A Family History
Caramoor, the enchanting estate tucked away in Katonah, New York, was the country estate created by Walter T. and Lucie Bigelow Rosen to express their passion for music and the arts. To understand the many components that make the estate so exceptional one has to learn about its founders, their love for each other, and their passion for music, the arts, and all things beautiful.
Walter Tower Rosen was born in Berlin, Germany in 1875. To pursue the family banking business, his parents, Max Tower Rosen and Flora Thalmann Rosen, moved their family to New York City.
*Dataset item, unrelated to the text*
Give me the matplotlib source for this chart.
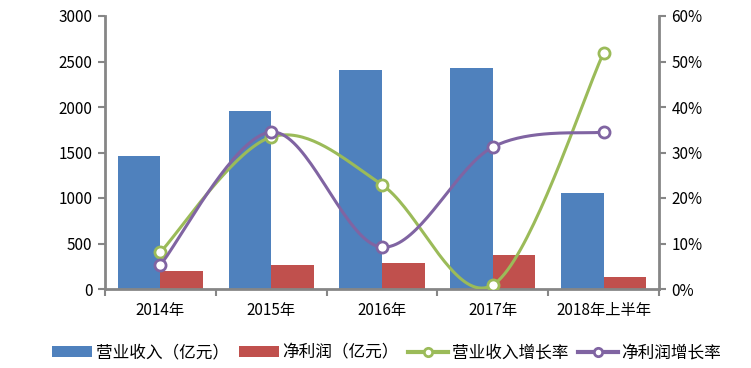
import numpy as np
import matplotlib
matplotlib.use('Agg')
import matplotlib.pyplot as plt
from matplotlib.ticker import FuncFormatter

plt.rcParams['font.family'] = ['Noto Sans CJK SC', 'DejaVu Sans']

# 数据
years = ['2014年', '2015年', '2016年', '2017年', '2018年上半年']
revenue = [1462, 1956, 2407, 2431, 1056]        # 营业收入（亿元）
profit = [198, 264, 286, 374, 132]              # 净利润（亿元）
revenue_growth = [8.1, 33.4, 22.9, 0.9, 51.9]   # 营业收入增长率 %
profit_growth = [5.3, 34.5, 9.2, 31.2, 34.5]    # 净利润增长率 %

c_blue, c_red, c_green, c_purple = '#4F81BD', '#C0504D', '#9BBB59', '#8064A2'
spine_c = '#868686'


def smooth(x, y, n=40):
    # Excel 风格平滑线 (Catmull-Rom)
    x = np.asarray(x, float)
    y = np.asarray(y, float)
    px = np.concatenate([[x[0]], x, [x[-1]]])
    py = np.concatenate([[y[0]], y, [y[-1]]])
    xs, ys = [], []
    t = np.linspace(0, 1, n)
    for i in range(1, len(px) - 2):
        p0, p1, p2, p3 = [np.array([px[j], py[j]]) for j in (i - 1, i, i + 1, i + 2)]
        c1 = p1 + (p2 - p0) / 6
        c2 = p2 - (p3 - p1) / 6
        pts = ((1 - t) ** 3)[:, None] * p1 + (3 * (1 - t) ** 2 * t)[:, None] * c1 \
            + (3 * (1 - t) * t ** 2)[:, None] * c2 + (t ** 3)[:, None] * p2
        xs.extend(pts[:, 0])
        ys.extend(pts[:, 1])
    return np.array(xs), np.array(ys)


fig = plt.figure(figsize=(7.51, 3.68), dpi=100)
ax = fig.add_axes([105 / 751, 1 - 289 / 368, (659 - 105) / 751, (289 - 16) / 368])
ax2 = ax.twinx()

x = np.arange(len(years))
w = 0.385
ax.bar(x - w / 2, revenue, w, color=c_blue, label='营业收入（亿元）', zorder=2)
ax.bar(x + w / 2, profit, w, color=c_red, label='净利润（亿元）', zorder=2)

for vals, col, lab in [(revenue_growth, c_green, '营业收入增长率'),
                       (profit_growth, c_purple, '净利润增长率')]:
    sx, sy = smooth(x, vals)
    ax2.plot(sx, sy, color=col, lw=2.2, solid_capstyle='round')
    ax2.plot(x, vals, 'o', color=col, mfc='white', mec=col, ms=8, mew=2)
    ax2.plot([], [], '-o', color=col, mfc='white', mec=col, ms=6, mew=2, lw=3, label=lab)

ax.set_xlim(-0.5, len(years) - 0.5)
ax.set_ylim(0, 3000)
ax.set_yticks(range(0, 3001, 500))
ax2.set_ylim(0, 60)
ax2.set_yticks(range(0, 61, 10))
ax2.yaxis.set_major_formatter(FuncFormatter(lambda v, p: f'{v:.0f}%'))

ax.set_xticks(np.arange(-0.5, len(years), 1))
ax.set_xticklabels([])
ax.set_xticks(x, minor=True)
ax.set_xticklabels(years, minor=True, fontsize=11)
ax.tick_params(axis='x', which='minor', length=0, pad=9)
ax.tick_params(axis='x', which='major', length=5, width=1.5, color=spine_c, direction='out')

for a in (ax, ax2):
    for s in a.spines.values():
        s.set_visible(False)
ax.spines['left'].set_visible(True)
ax.spines['bottom'].set_visible(True)
ax2.spines['right'].set_visible(True)
for s in (ax.spines['left'], ax.spines['bottom'], ax2.spines['right']):
    s.set_color(spine_c)
    s.set_linewidth(2)

ax.tick_params(axis='y', length=5, width=1.5, color=spine_c, labelsize=11, pad=4)
ax2.tick_params(axis='y', length=5, width=1.5, color=spine_c, labelsize=11, pad=4)

h1, l1 = ax.get_legend_handles_labels()
h2, l2 = ax2.get_legend_handles_labels()
fig.legend(h1 + h2, l1 + l2, loc='center', bbox_to_anchor=(0.515, 1 - 353 / 368), ncol=4,
           frameon=False, fontsize=12, handlelength=2.4, handleheight=0.6,
           handletextpad=0.2, columnspacing=0.6)

fig.savefig('out.png', dpi=100)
Entering Harvard at age sixteen and graduating in just three years, Walter became a very successful lawyer and banker. Throughout his life, he remained devoted to the arts and was a patron of several cultural institutions.
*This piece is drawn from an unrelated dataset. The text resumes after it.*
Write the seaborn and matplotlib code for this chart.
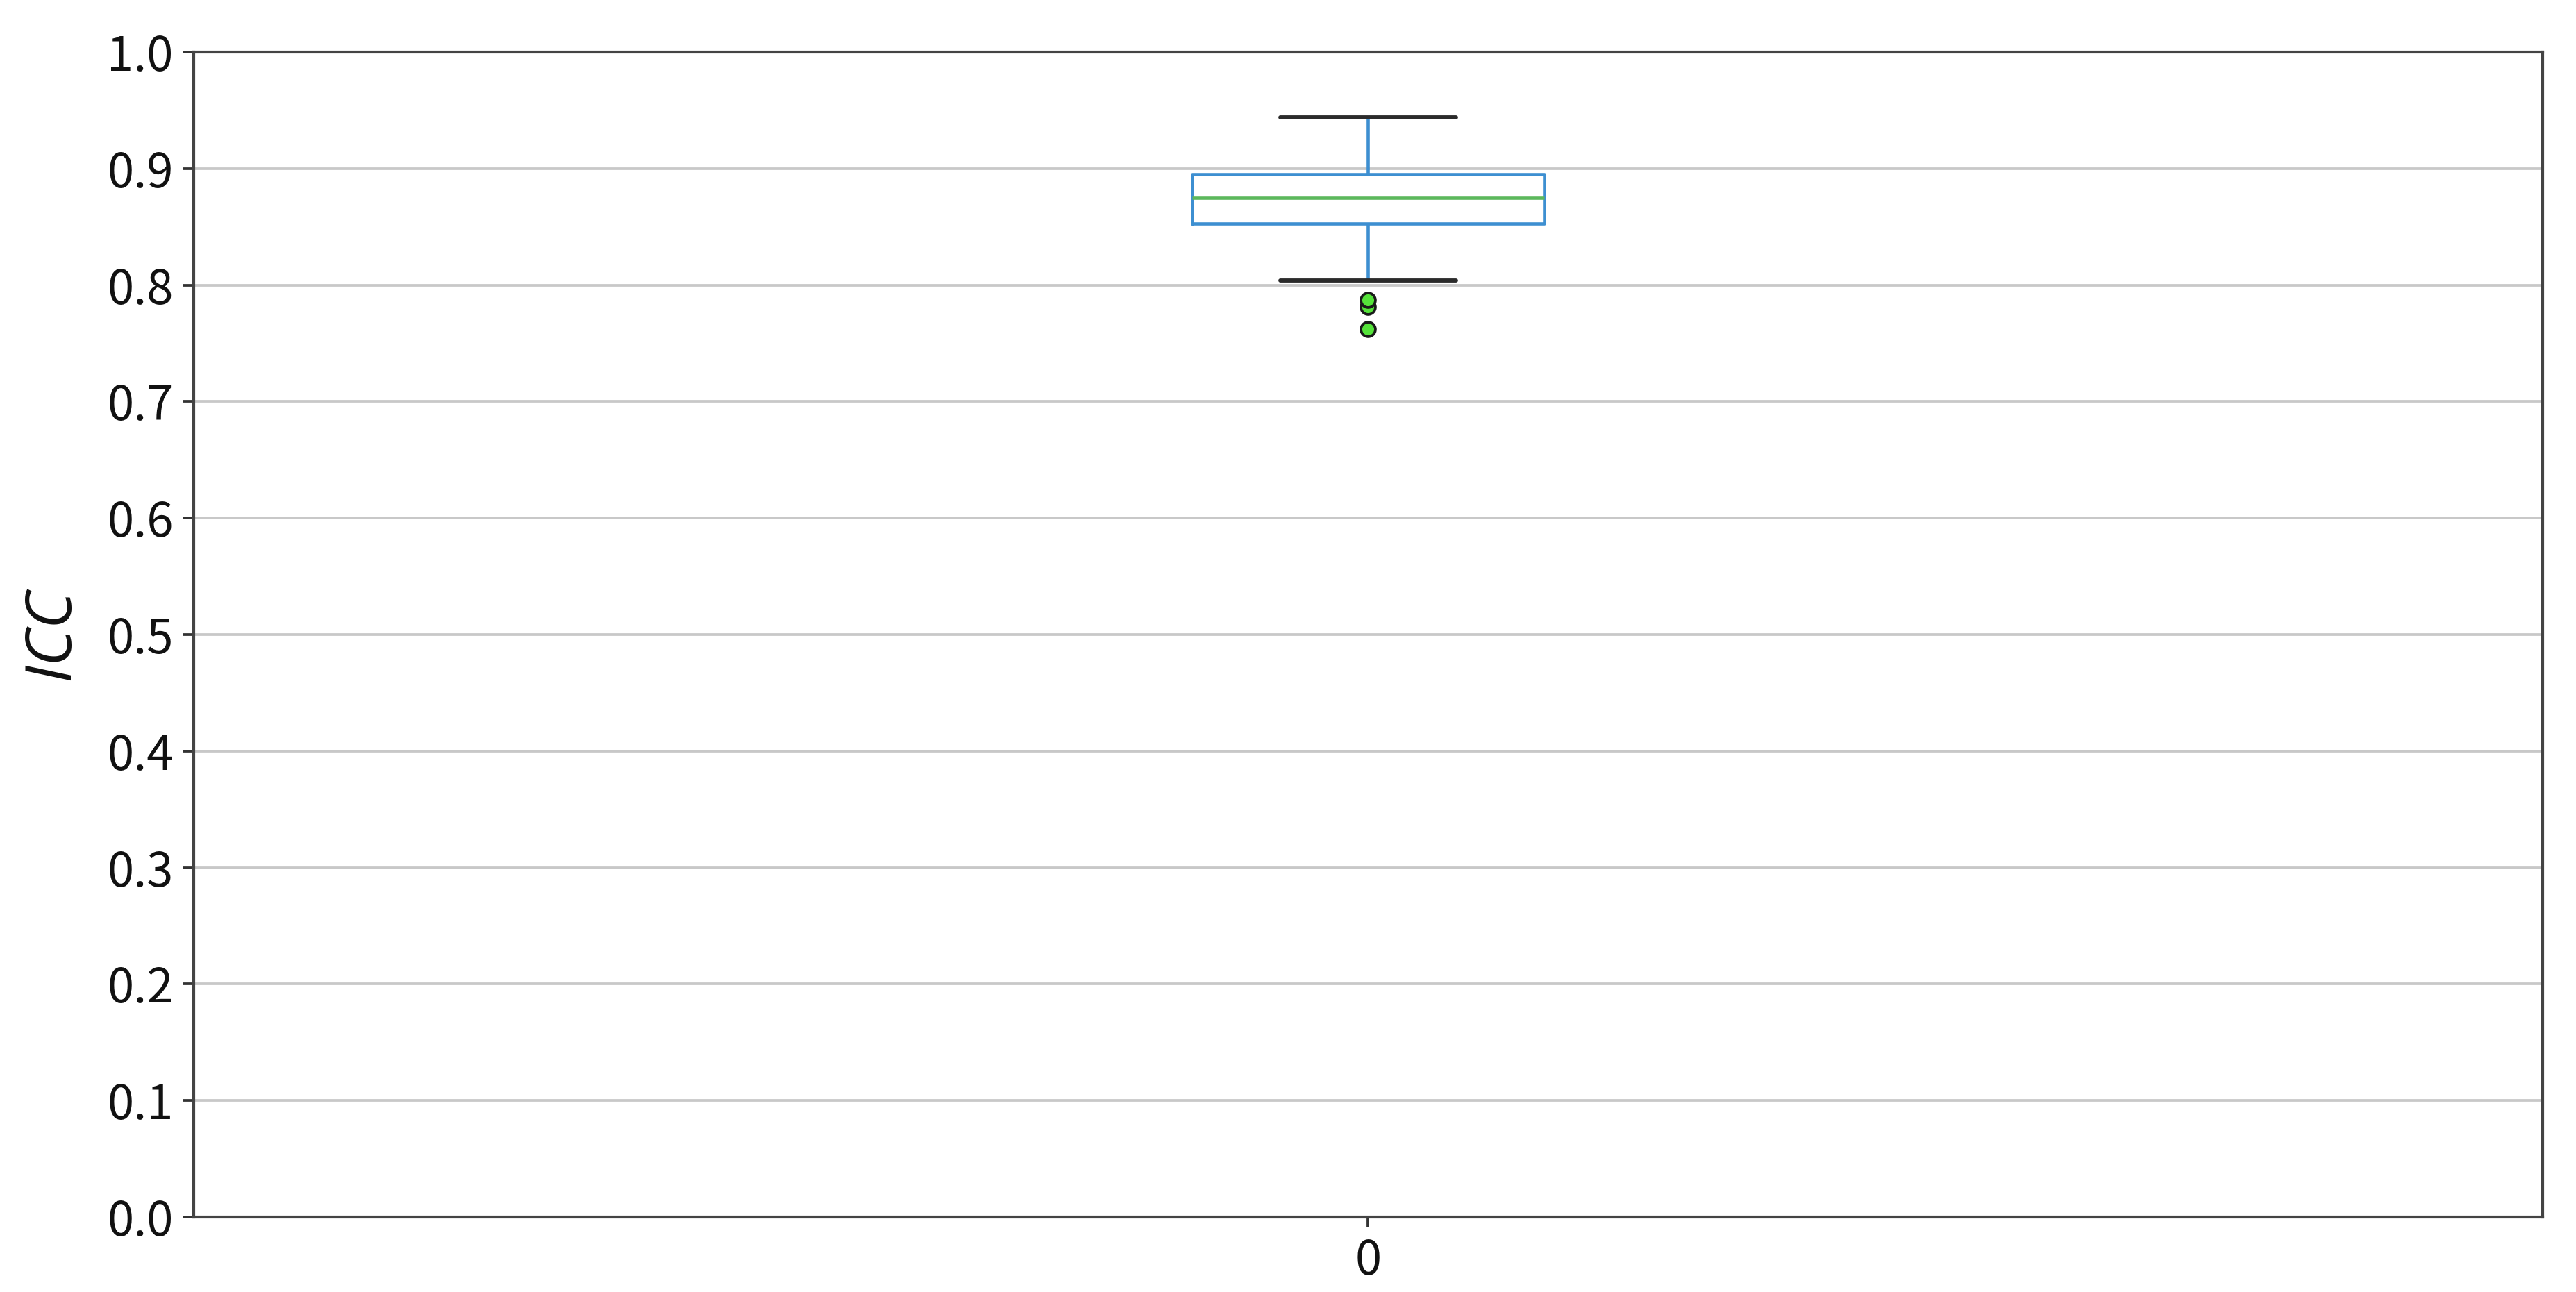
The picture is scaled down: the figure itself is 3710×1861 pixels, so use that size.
import matplotlib
matplotlib.use("Agg")
import matplotlib.pyplot as plt
import seaborn as sns
import pandas as pd

# ICC values (hand-read to reproduce the box statistics in the reference)
icc_values = [0.762, 0.781, 0.787, 0.804, 0.831, 0.853, 0.858, 0.864, 0.868,
              0.872, 0.875, 0.879, 0.883, 0.887, 0.891, 0.895, 0.902, 0.911,
              0.922, 0.933, 0.944]
group_labels = ["0"] * len(icc_values)
y_ticks = [0.0, 0.1, 0.2, 0.3, 0.4, 0.5, 0.6, 0.7, 0.8, 0.9, 1.0]
y_label = "ICC"

df = pd.DataFrame({"group": group_labels, "ICC": icc_values})

sns.set_theme(style="white")
plt.rcParams['font.family'] = ['Noto Sans CJK SC', 'DejaVu Sans']

fig = plt.figure(figsize=(3711 / 300, 1861 / 300), dpi=300)
ax = fig.add_axes([279 / 3711, 1 - 1753 / 1861, (3662 - 279) / 3711, (1753 - 75) / 1861])

blue = "#3d8fd1"
green = "#5cb85c"
sns.boxplot(data=df, x="group", y="ICC", ax=ax, width=0.15, fill=False,
            color=blue, linewidth=1.1,
            medianprops=dict(color=green, linewidth=1.1),
            whiskerprops=dict(color=blue, linewidth=1.1),
            capprops=dict(color="#2b2b2b", linewidth=1.4),
            boxprops=dict(color=blue, linewidth=1.1),
            flierprops=dict(marker="o", markerfacecolor="#55e33a",
                            markeredgecolor="#1a1a1a", markersize=5,
                            markeredgewidth=0.9))

ax.set_ylim(0, 1.0)
ax.set_xlim(-0.5, 0.5)
ax.set_yticks(y_ticks)
ax.set_yticklabels([f"{t:.1f}" for t in y_ticks])
ax.yaxis.grid(True, color="#c8c8c8", linewidth=0.9)
ax.xaxis.grid(False)
ax.set_axisbelow(True)
ax.set_xlabel("")
ax.set_ylabel(y_label, fontsize=22, style="italic", family=['Open Sans', 'DejaVu Sans'],
              color="#111111", labelpad=8)
for s in ax.spines.values():
    s.set_visible(True)
    s.set_color("#444444")
    s.set_linewidth(1.0)
ax.tick_params(axis="both", which="major", labelsize=16.5, length=3.5, width=0.9,
               color="#333333", labelcolor="#111111", left=True, bottom=True)

fig.savefig("out.png", dpi=300, facecolor="white")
Lucie Bigelow Rosen was born in 1890 to a socially prominent New York family. Unconventional and artistic, she had interests in fashion, dance, visual arts, and music. She was instrumental in the patronage of the theremin, the world’s first electronic instrument, and was one of its first practitioners. She toured throughout Europe and America and advocated for electronic music decades before its ascendancy in popular music.
Walter and Lucie met in July 1914 and it was love at first sight. He was 39 and she was 24. Six weeks later they were married in New York City. Soon, they had Walter Bigelow Rosen, and Anne Rosen (Stern).
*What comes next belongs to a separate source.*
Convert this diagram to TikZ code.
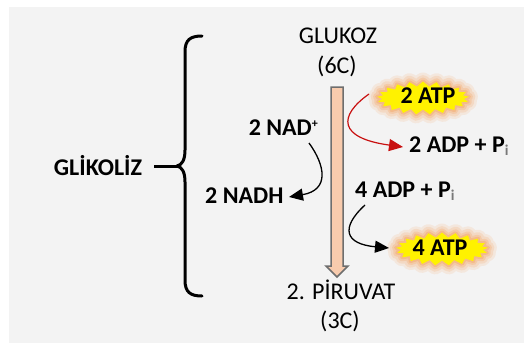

Walter Bigelow Rosen graduated from Harvard University, followed by Yale Law School. Shortly after graduating from law school, he volunteered for the Royal Canadian Air Force, before the US involvement in WWII. On August 16, 1944, returning to England from Germany, his plane crashed and Walter died two days later of his wounds. He is buried at Harrogate, Yorkshire, England.
Anne Stern was for many years on the Board of Trustees at Caramoor. When her mother died she was instrumental in getting her parents’ country home opened to the public. She brought in curators from the Metropolitan Museum of Art to catalog all the objects in the collection and was influential in the construction of the New Wing. She had two children.